• [AVAILABLE DATA]

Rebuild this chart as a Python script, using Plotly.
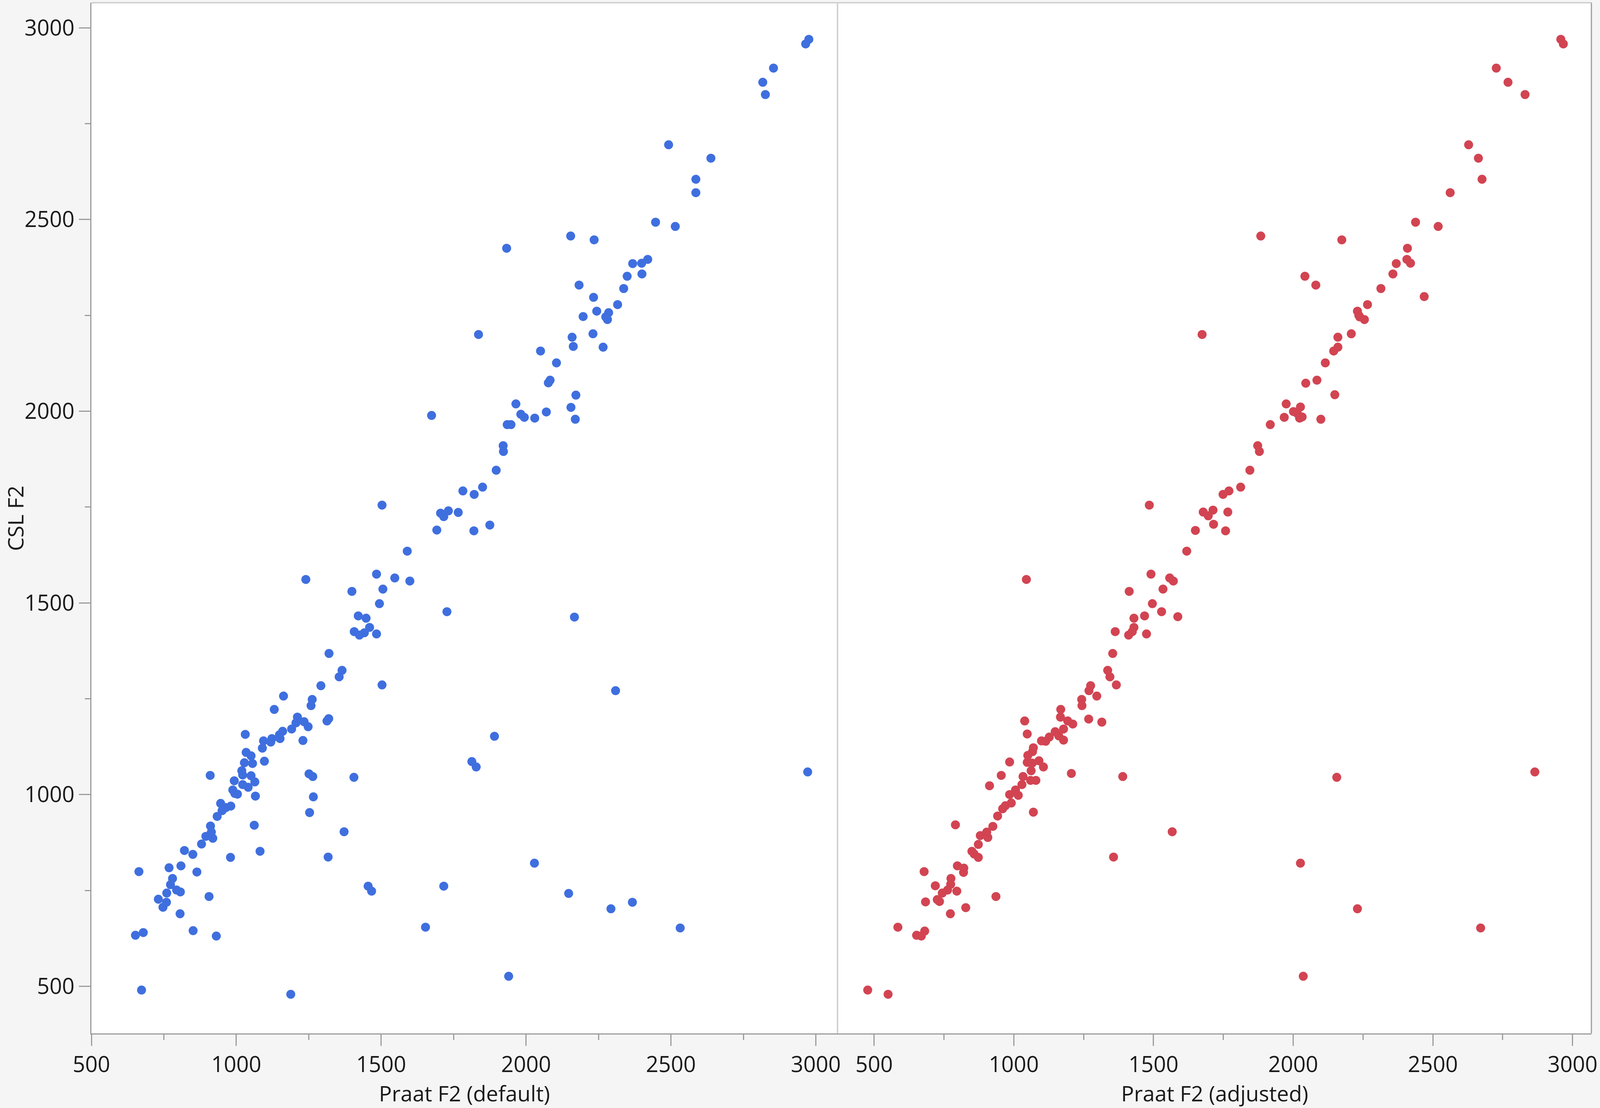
import plotly.graph_objects as go

# ---------------- data ----------------
# Left panel: Praat F2 (default) vs CSL F2
default_x = [
    2976, 2965, 2854, 2817, 2826, 2492, 2638, 2586, 2586, 2447, 2515, 2154, 2235, 1933, 2420, 2399, 2368, 2400,
    2349, 2337, 2183, 2233, 2316, 2244, 2285, 2275, 2281, 2197,
    2231, 2266, 2159, 2163, 1836, 2050, 2105, 2083, 2077, 2172,
    2155, 2170, 1965, 1982, 1994, 2030, 2070, 1935, 1948,
    1921, 1922, 1897, 1782, 1821, 1850, 1674, 1503,
    1705, 1716, 1732, 1766, 1692, 1820, 1875,
    1590, 1484, 1547, 1599, 1240, 1399, 1506, 1494, 1727, 1421, 1448, 1460, 1407, 1425, 1442, 1484,
    1320, 1365, 1355, 1503, 1292, 1163, 1262, 1258, 1131,
    1313, 1319, 1211, 1206, 1234, 1248, 1191,
    1160, 1149, 1151, 1123, 1119, 1094, 1090, 1230,
    1031, 1034, 1051, 1097, 1028, 1056,
    1019, 1022, 1051, 1064, 1022, 1041,
    910, 993, 988, 1004, 995, 1066,
    1251, 1264, 1266, 1253, 1406,
    946, 981, 964, 951, 934,
    911, 914, 895, 919, 880, 821, 850,
    1062, 1082, 980, 1372, 1317,
    768, 809, 864, 664, 780, 773, 794, 807, 760, 731, 759, 747, 906, 806,
    1455, 1467, 1716,
    851, 931, 652, 679, 1653,
    673, 1188,
    2167, 2309, 1891, 1813, 1828, 2972, 2029, 2147, 2293, 2367, 2532, 1940,
]
default_y = [
    2970, 2958, 2895, 2858, 2826, 2695, 2660, 2605, 2570, 2493, 2482, 2457, 2447, 2425, 2396, 2386, 2385, 2358,
    2352, 2320, 2329, 2297, 2278, 2261, 2257, 2246, 2239, 2247,
    2202, 2167, 2193, 2169, 2200, 2157, 2126, 2081, 2074, 2042,
    2010, 1979, 2019, 1992, 1984, 1982, 1998, 1965, 1965,
    1910, 1895, 1846, 1792, 1783, 1802, 1989, 1755,
    1734, 1725, 1740, 1736, 1690, 1688, 1703,
    1635, 1575, 1565, 1557, 1561, 1530, 1536, 1498, 1477, 1466, 1460, 1436, 1425, 1416, 1422, 1419,
    1368, 1324, 1307, 1286, 1284, 1257, 1248, 1232, 1222,
    1192, 1198, 1202, 1187, 1190, 1177, 1171,
    1165, 1156, 1146, 1146, 1137, 1140, 1121, 1141,
    1157, 1110, 1101, 1087, 1083, 1081,
    1062, 1051, 1049, 1033, 1026, 1019,
    1050, 1036, 1012, 1001, 1003, 996,
    1054, 1047, 994, 953, 1045,
    977, 970, 966, 958, 943,
    918, 902, 891, 886, 871, 854, 844,
    920, 852, 836, 903, 837,
    809, 814, 798, 799, 781, 765, 751, 746, 743, 727, 719, 706, 734, 689,
    761, 748, 761,
    645, 631, 633, 640, 654,
    490, 479,
    1463, 1271, 1152, 1086, 1072, 1059, 821, 742, 702, 719, 652, 526,
]

# Right panel: Praat F2 (adjusted) vs CSL F2
adjusted_x = [
    2958, 2967, 2727, 2769, 2830, 2628, 2663, 2676, 2562, 2438, 2519, 1884, 2174, 2409, 2407, 2420, 2369, 2357, 2469,
    2042, 2081, 2314, 2266, 2230, 2235, 2238, 2255, 2208, 2160, 2160, 2145, 2115, 2085, 2045, 2149,
    1975, 2026, 2001, 2015, 2032, 2023, 1968, 2099, 1918,
    1674, 1873, 1879, 1845, 1812, 1770, 1749,
    1766, 1678, 1713, 1696, 1715, 1485, 1650, 1758,
    1619, 1491, 1558, 1571, 1045, 1413, 1534, 1496, 1529, 1587, 1468, 1430, 1430, 1424, 1411, 1475, 1363,
    1354, 1336, 1344, 1367, 1275, 1269, 1297, 1243, 1244, 1268, 1315,
    1168, 1167, 1193, 1211, 1178, 1148, 1127, 1161, 1178, 1099, 1114,
    1039, 1048, 1070, 1067, 1050, 1090, 1106, 1048, 1066, 1062,
    985, 955, 1033, 1060, 1079, 1206, 1390, 1029, 913,
    1006, 985, 1016, 991, 970, 960, 942, 1070,
    925, 903, 880, 907, 873, 791, 850, 858, 873, 1357, 1567,
    679, 798, 821, 820, 775, 719, 774, 744, 763, 796, 726, 734, 684, 828, 773, 936,
    585, 681, 652, 669, 477, 550,
    2156, 2865, 2026, 2230, 2671, 2036,
]
adjusted_y = [
    2970, 2958, 2895, 2858, 2826, 2695, 2660, 2605, 2570, 2493, 2482, 2457, 2447, 2425, 2396, 2386, 2385, 2358, 2299,
    2352, 2329, 2320, 2278, 2261, 2250, 2246, 2239, 2202, 2193, 2167, 2157, 2126, 2081, 2073, 2043,
    2019, 2011, 1999, 1994, 1985, 1982, 1984, 1979, 1965,
    2200, 1910, 1895, 1846, 1802, 1792, 1783,
    1737, 1737, 1742, 1727, 1705, 1755, 1689, 1688,
    1635, 1575, 1565, 1557, 1561, 1530, 1536, 1498, 1477, 1464, 1466, 1460, 1436, 1425, 1416, 1419, 1425,
    1368, 1324, 1307, 1286, 1284, 1271, 1257, 1248, 1232, 1197, 1189,
    1222, 1202, 1192, 1184, 1171, 1164, 1150, 1153, 1142, 1140, 1139,
    1192, 1158, 1122, 1112, 1102, 1088, 1072, 1084, 1082, 1062,
    1085, 1050, 1047, 1037, 1037, 1055, 1047, 1026, 1023,
    1012, 1000, 998, 978, 971, 963, 944, 954,
    917, 902, 893, 888, 870, 921, 852, 845, 836, 837, 903,
    799, 814, 808, 797, 781, 762, 766, 743, 751, 748, 726, 721, 720, 705, 689, 734,
    654, 644, 633, 631, 490, 479,
    1045, 1059, 821, 702, 652, 526,
]

x_tick_vals = [500, 1000, 1500, 2000, 2500, 3000]
x_tick_text = ["500", "1000", "1500", "2000", "2500", "3000"]
x_minor_vals = [750, 1250, 1750, 2250, 2750]
y_tick_vals = [500, 1000, 1500, 2000, 2500, 3000]
y_tick_text = ["500", "1000", "1500", "2000", "2500", "3000"]
y_minor_vals = [750, 1250, 1750, 2250, 2750]

# ---------------- styling ----------------
W, H = 4317, 2836
ML, MR, MT, MB = 247, 7, 7, 191
PW, PH = W - ML - MR, H - MT - MB
SPLIT = (2268 - ML) / PW

BLUE = "#3F6FDF"
RED = "#D24452"
AXIS = "#9C9C9C"
LIGHT = "#D2D2D2"
TXT = "#1A1A1A"
FONT = "Segoe UI, Open Sans, Noto Sans, sans-serif"
FS = 56
FS_TITLE = 55

fig = go.Figure()
fig.add_trace(go.Scatter(
    x=default_x, y=default_y, mode="markers", xaxis="x", yaxis="y",
    marker=dict(color=BLUE, size=23, line=dict(width=0)), showlegend=False,
))
fig.add_trace(go.Scatter(
    x=adjusted_x, y=adjusted_y, mode="markers", xaxis="x2", yaxis="y2",
    marker=dict(color=RED, size=23, line=dict(width=0)), showlegend=False,
))

common_x = dict(
    tickvals=x_tick_vals, ticktext=x_tick_text, ticks="outside", ticklen=29, tickwidth=3,
    tickcolor=AXIS, showline=True, linecolor=AXIS, linewidth=3, showgrid=False, zeroline=False,
    minor=dict(tickvals=x_minor_vals, ticks="outside", ticklen=14, tickwidth=3, tickcolor=AXIS, showgrid=False),
    tickfont=dict(size=FS, family=FONT, color=TXT),
    ticklabeloverflow="allow",
)

title_y = -(2798 - (H - MB)) / PH

fig.update_layout(
    width=W, height=H,
    margin=dict(l=ML, r=MR, t=MT, b=MB, pad=0),
    paper_bgcolor="#F5F5F5", plot_bgcolor="white",
    xaxis=dict(domain=[0, SPLIT], range=[500, 3075], anchor="y", **common_x),
    xaxis2=dict(domain=[SPLIT, 1], range=[369, 3067.5], anchor="y2", **common_x),
    yaxis=dict(
        domain=[0, 1], range=[377, 3065.5], anchor="x",
        tickvals=y_tick_vals, ticktext=y_tick_text, ticks="outside", ticklen=29, tickwidth=3,
        tickcolor=AXIS, showline=True, linecolor=AXIS, linewidth=3, showgrid=False, zeroline=False,
        minor=dict(tickvals=y_minor_vals, ticks="outside", ticklen=14, tickwidth=3, tickcolor=AXIS, showgrid=False),
        tickfont=dict(size=FS, family=FONT, color=TXT),
        ticklabeloverflow="allow",
    ),
    yaxis2=dict(
        domain=[0, 1], range=[377, 3065.5], anchor="x2", matches="y",
        showticklabels=False, ticks="", showline=False, showgrid=False, zeroline=False,
    ),
    shapes=[
        dict(type="line", xref="paper", yref="paper", x0=0, x1=1, y0=1, y1=1,
             line=dict(color="#C8C8C8", width=3)),
        dict(type="line", xref="paper", yref="paper", x0=SPLIT, x1=SPLIT, y0=0, y1=1,
             line=dict(color=LIGHT, width=4)),
        dict(type="line", xref="paper", yref="paper", x0=1, x1=1, y0=0, y1=1,
             line=dict(color=AXIS, width=3)),
    ],
    annotations=[
        dict(text="CSL F2", xref="paper", yref="paper", x=(40 - ML) / PW, y=0.5,
             xanchor="center", yanchor="middle", textangle=-90, showarrow=False,
             font=dict(size=FS_TITLE, family=FONT, color=TXT)),
        dict(text="Praat F2 (default)", xref="paper", yref="paper", x=SPLIT / 2, y=title_y,
             xanchor="center", yanchor="middle", showarrow=False,
             font=dict(size=FS_TITLE, family=FONT, color=TXT)),
        dict(text="Praat F2 (adjusted)", xref="paper", yref="paper", x=(SPLIT + 1) / 2, y=title_y,
             xanchor="center", yanchor="middle", showarrow=False,
             font=dict(size=FS_TITLE, family=FONT, color=TXT)),
    ],
)

# Fit the figure to the actual browser viewport, keeping margins proportional.
fit_js = """
document.body.style.margin='0';
document.documentElement.style.overflow='hidden';
document.body.style.overflow='hidden';
var gd = document.getElementById('{plot_id}');
var w = window.innerWidth || %d, h = window.innerHeight || %d;
Plotly.relayout(gd, {width: w, height: h,
  'margin.l': %d * w / %d, 'margin.r': %d * w / %d,
  'margin.t': %d * h / %d, 'margin.b': %d * h / %d});
""" % (W, H, ML, W, MR, W, MT, H, MB, H)

fig.write_html("out.html", post_script=fit_js, config={"displayModeBar": False})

• [EXERCISE DETAILS] Go from the first line of the listing to the line holding "import plotly.graph_objects as go" and, please, transcribe those lines exactly, both included, with no pictures.

• [SOLUTION]
Rebuild this chart as a Python script, using Plotly.
import plotly.graph_objects as go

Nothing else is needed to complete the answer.